**Required task:** Scan the records below for lines with the word "this", then state how many you find and nothing else.

--- Information given ---

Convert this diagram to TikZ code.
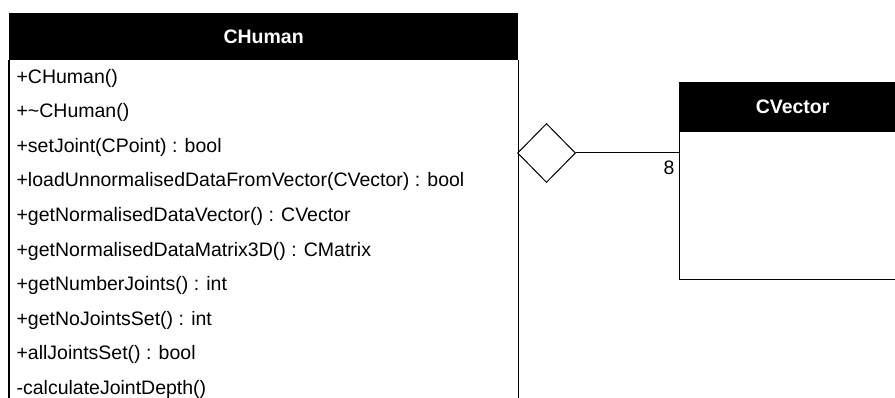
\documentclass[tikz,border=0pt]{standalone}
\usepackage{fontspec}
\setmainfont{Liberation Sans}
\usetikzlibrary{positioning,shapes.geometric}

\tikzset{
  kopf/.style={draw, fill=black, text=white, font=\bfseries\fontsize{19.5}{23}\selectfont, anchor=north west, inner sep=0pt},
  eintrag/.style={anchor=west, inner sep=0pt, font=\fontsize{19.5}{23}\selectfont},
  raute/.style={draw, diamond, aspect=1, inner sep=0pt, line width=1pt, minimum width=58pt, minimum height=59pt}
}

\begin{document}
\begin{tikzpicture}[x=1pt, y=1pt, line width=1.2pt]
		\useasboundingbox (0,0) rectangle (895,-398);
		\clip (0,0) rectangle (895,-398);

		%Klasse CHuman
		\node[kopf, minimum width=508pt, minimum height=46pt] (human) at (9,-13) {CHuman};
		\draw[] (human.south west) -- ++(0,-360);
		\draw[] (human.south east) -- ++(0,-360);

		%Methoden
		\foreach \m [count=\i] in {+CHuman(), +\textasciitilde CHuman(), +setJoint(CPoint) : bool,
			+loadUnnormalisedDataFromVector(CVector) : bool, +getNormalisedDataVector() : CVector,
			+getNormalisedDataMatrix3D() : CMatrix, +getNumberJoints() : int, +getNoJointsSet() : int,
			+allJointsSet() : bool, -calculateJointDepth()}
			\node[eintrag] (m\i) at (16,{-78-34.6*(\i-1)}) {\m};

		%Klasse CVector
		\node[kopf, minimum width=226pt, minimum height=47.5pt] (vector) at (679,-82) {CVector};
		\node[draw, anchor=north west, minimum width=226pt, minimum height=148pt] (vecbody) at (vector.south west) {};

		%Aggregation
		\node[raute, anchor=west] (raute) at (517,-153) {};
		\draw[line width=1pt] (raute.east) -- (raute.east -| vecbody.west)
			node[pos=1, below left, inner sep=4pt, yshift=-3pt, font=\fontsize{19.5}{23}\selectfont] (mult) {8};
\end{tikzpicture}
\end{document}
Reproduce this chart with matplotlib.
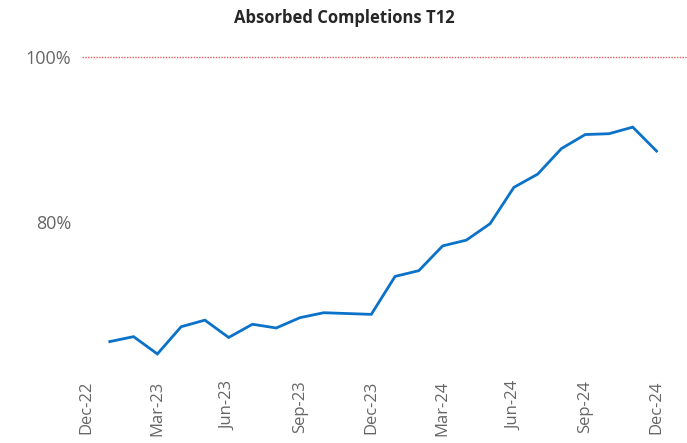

---

**Task response:** 2